Data shown:

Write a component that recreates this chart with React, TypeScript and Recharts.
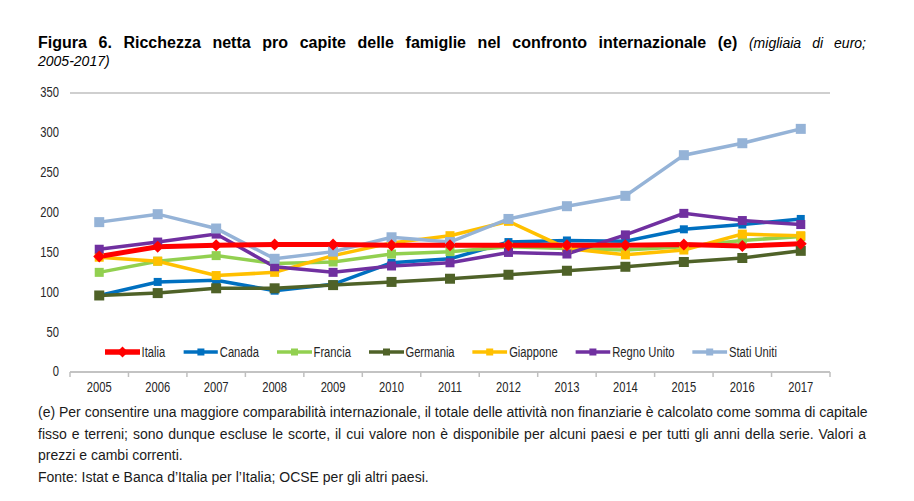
import React from "react";
import { CartesianGrid, Line, LineChart, XAxis, YAxis } from "recharts";

const years = ["2005", "2006", "2007", "2008", "2009", "2010", "2011", "2012", "2013", "2014", "2015", "2016", "2017"];
const italia = [145, 157, 159, 160, 160, 159, 159, 159, 159, 159, 160, 158, 161];
const canada = [96, 113, 115, 102, 110, 137, 142, 163, 165, 164, 179, 185, 192];
const francia = [125, 139, 146, 136, 138, 148, 151, 157, 155, 153, 157, 165, 170];
const germania = [96, 99, 105, 105, 109, 113, 117, 122, 127, 132, 138, 143, 152];
const giappone = [144, 139, 121, 125, 146, 162, 171, 189, 155, 147, 153, 173, 171];
const regnoUnito = [154, 163, 173, 132, 125, 133, 137, 150, 148, 172, 199, 190, 185];
const statiUniti = [188, 198, 180, 142, 151, 169, 163, 192, 208, 221, 272, 287, 305];
const yTicks = [0, 50, 100, 150, 200, 250, 300, 350];

const series = [
  { key: "canada", name: "Canada", color: "#0070C0", values: canada, marker: "square", size: 8 },
  { key: "francia", name: "Francia", color: "#92D050", values: francia, marker: "square", size: 9 },
  { key: "germania", name: "Germania", color: "#4F6228", values: germania, marker: "square", size: 10 },
  { key: "giappone", name: "Giappone", color: "#FFC000", values: giappone, marker: "square", size: 9 },
  { key: "regnoUnito", name: "Regno Unito", color: "#7030A0", values: regnoUnito, marker: "square", size: 9 },
  { key: "statiUniti", name: "Stati Uniti", color: "#95B3D7", values: statiUniti, marker: "square", size: 10 },
  { key: "italia", name: "Italia", color: "#FF0000", values: italia, marker: "diamond", size: 12 },
];
const legendOrder = ["italia", "canada", "francia", "germania", "giappone", "regnoUnito", "statiUniti"];

const data = years.map((year, i) => {
  const row: Record<string, string | number> = { year };
  series.forEach((s) => {
    row[s.key] = s.values[i];
  });
  return row;
});

const PLOT_LEFT = 70;
const PLOT_RIGHT = 830;
const PLOT_BOTTOM = 372;
const STEP = (PLOT_RIGHT - PLOT_LEFT) / years.length;
const SANS = "'Liberation Sans', Arial, sans-serif";
// no narrow face installed: squeeze Liberation Sans horizontally instead
const SQUEEZE = 0.8;
const GRID = "#BFBFBF";
const TEXT = "#262626";

function makeDot(color: string, marker: string, size: number) {
  return (props: any) => {
    const { cx, cy, index } = props;
    if (cx == null || cy == null) return null;
    const h = size / 2;
    if (marker === "diamond") {
      return (
        <polygon
          key={`d-${index}`}
          points={`${cx},${cy - h} ${cx + h},${cy} ${cx},${cy + h} ${cx - h},${cy}`}
          fill={color}
        />
      );
    }
    return <rect key={`d-${index}`} x={cx - h} y={cy - h} width={size} height={size} fill={color} />;
  };
}

function NarrowText({ x, y, anchor, children }: { x: number; y: number; anchor: string; children: any }) {
  return (
    <text
      transform={`translate(${x},${y}) scale(${SQUEEZE},1)`}
      textAnchor={anchor}
      fill={TEXT}
      fontSize={14}
      fontFamily={SANS}
      dominantBaseline="central"
    >
      {children}
    </text>
  );
}

function YearTick(props: any) {
  const { x, payload, index } = props;
  const last = index === years.length - 1;
  return (
    <g>
      <line x1={x - STEP / 2} y1={PLOT_BOTTOM} x2={x - STEP / 2} y2={PLOT_BOTTOM + 5} stroke={GRID} strokeWidth={1.5} />
      {last ? (
        <line x1={x + STEP / 2} y1={PLOT_BOTTOM} x2={x + STEP / 2} y2={PLOT_BOTTOM + 5} stroke={GRID} strokeWidth={1.5} />
      ) : null}
      <NarrowText x={x} y={PLOT_BOTTOM + 16} anchor="middle">
        {payload.value}
      </NarrowText>
    </g>
  );
}

function LeftTick(props: any) {
  const { x, y, payload } = props;
  return (
    <NarrowText x={x} y={y} anchor="end">
      {payload.value}
    </NarrowText>
  );
}

function RightTick(props: any) {
  const { x, y, payload } = props;
  return (
    <NarrowText x={x} y={y} anchor="start">
      {payload.value === 0 ? "-" : payload.value}
    </NarrowText>
  );
}

function LegendSwatch({ color, marker }: { color: string; marker: string }) {
  const w = 35 / SQUEEZE;
  const c = w / 2;
  return (
    <svg width={w} height={12} style={{ display: "block" }}>
      <line x1={0} y1={6} x2={w} y2={6} stroke={color} strokeWidth={marker === "diamond" ? 5.5 : 3.5} />
      {marker === "diamond" ? (
        <polygon
          points={`${c},0.5 ${c + 5.5 / SQUEEZE},6 ${c},11.5 ${c - 5.5 / SQUEEZE},6`}
          fill={color}
        />
      ) : (
        <rect x={c - 3.5 / SQUEEZE} y={2.5} width={7 / SQUEEZE} height={7} fill={color} />
      )}
    </svg>
  );
}

export default function App() {
  return (
    <div style={{ position: "relative", width: 914, height: 501, background: "#fff", overflow: "hidden" }}>
      <style>{`body{margin:0}`}</style>

      <div
        style={{
          position: "absolute",
          left: 38,
          top: 34,
          width: 828,
          fontFamily: SANS,
          fontSize: 16,
          lineHeight: "17px",
          color: "#000",
        }}
      >
        <div style={{ textAlign: "justify", textAlignLast: "justify", whiteSpace: "nowrap" }}>
          <b>Figura 6. Ricchezza netta pro capite delle famiglie nel confronto internazionale (e)</b>{" "}
          <i style={{ fontSize: 14 }}>(migliaia di euro;</i>
        </div>
        <div>
          <i style={{ fontSize: 14 }}>2005-2017)</i>
        </div>
      </div>

      <div style={{ position: "absolute", left: 0, top: 0 }}>
        <LineChart width={914} height={400} data={data} margin={{ top: 93, right: 44, bottom: 8, left: 30 }}>
          <CartesianGrid vertical={false} stroke={GRID} strokeWidth={1.5} />
          <XAxis
            dataKey="year"
            scale="point"
            padding={{ left: STEP / 2, right: STEP / 2 }}
            height={20}
            axisLine={{ stroke: GRID, strokeWidth: 1.5 }}
            tickLine={false}
            tick={<YearTick />}
            interval={0}
          />
          <YAxis
            yAxisId="left"
            domain={[0, 350]}
            ticks={yTicks}
            width={40}
            axisLine={false}
            tickLine={false}
            tickSize={0}
            tickMargin={11}
            tick={<LeftTick />}
          />
          <YAxis
            yAxisId="right"
            orientation="right"
            domain={[0, 350]}
            ticks={yTicks}
            width={40}
            axisLine={false}
            tickLine={false}
            tickSize={0}
            tickMargin={14}
            tick={<RightTick />}
          />
          {series.map((s) => (
            <Line
              key={s.key}
              yAxisId="left"
              dataKey={s.key}
              name={s.name}
              type="linear"
              stroke={s.color}
              strokeWidth={s.marker === "diamond" ? 5 : 3.5}
              dot={makeDot(s.color, s.marker, s.size)}
              activeDot={false}
              isAnimationActive={false}
            />
          ))}
        </LineChart>
      </div>

      <div
        style={{
          position: "absolute",
          left: 105,
          top: 344,
          width: 672 / SQUEEZE,
          transform: `scaleX(${SQUEEZE})`,
          transformOrigin: "0 0",
          display: "flex",
          justifyContent: "space-between",
          alignItems: "center",
          fontFamily: SANS,
          fontSize: 14,
          color: TEXT,
        }}
      >
        {legendOrder.map((k) => {
          const s = series.find((x) => x.key === k)!;
          return (
            <div key={k} style={{ display: "flex", alignItems: "center", gap: 2 }}>
              <LegendSwatch color={s.color} marker={s.marker} />
              <span>{s.name}</span>
            </div>
          );
        })}
      </div>

      <div
        style={{
          position: "absolute",
          left: 38,
          top: 402,
          width: 828,
          fontFamily: SANS,
          fontSize: 14,
          lineHeight: "21.5px",
          color: "#1a1a1a",
        }}
      >
        <div style={{ textAlign: "justify", textAlignLast: "justify", whiteSpace: "nowrap" }}>
          (e) Per consentire una maggiore comparabilità internazionale, il totale delle attività non finanziarie è calcolato come somma di capitale
        </div>
        <div style={{ textAlign: "justify", textAlignLast: "justify", whiteSpace: "nowrap" }}>
          fisso e terreni; sono dunque escluse le scorte, il cui valore non è disponibile per alcuni paesi e per tutti gli anni della serie. Valori a
        </div>
        <div>prezzi e cambi correnti.</div>
        <div>Fonte: Istat e Banca d’Italia per l’Italia; OCSE per gli altri paesi.</div>
      </div>
    </div>
  );
}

Exercise details: Transcribe the opening line of the listing above, please, and every line after it through the line with "const yTicks = [0, 50, 100, 150, 200, 250, 300, 350];", word for word, without pictures.

Answer to this exercise:
Write a component that recreates this chart with React, TypeScript and Recharts.
import React from "react";
import { CartesianGrid, Line, LineChart, XAxis, YAxis } from "recharts";

const years = ["2005", "2006", "2007", "2008", "2009", "2010", "2011", "2012", "2013", "2014", "2015", "2016", "2017"];
const italia = [145, 157, 159, 160, 160, 159, 159, 159, 159, 159, 160, 158, 161];
const canada = [96, 113, 115, 102, 110, 137, 142, 163, 165, 164, 179, 185, 192];
const francia = [125, 139, 146, 136, 138, 148, 151, 157, 155, 153, 157, 165, 170];
const germania = [96, 99, 105, 105, 109, 113, 117, 122, 127, 132, 138, 143, 152];
const giappone = [144, 139, 121, 125, 146, 162, 171, 189, 155, 147, 153, 173, 171];
const regnoUnito = [154, 163, 173, 132, 125, 133, 137, 150, 148, 172, 199, 190, 185];
const statiUniti = [188, 198, 180, 142, 151, 169, 163, 192, 208, 221, 272, 287, 305];
const yTicks = [0, 50, 100, 150, 200, 250, 300, 350];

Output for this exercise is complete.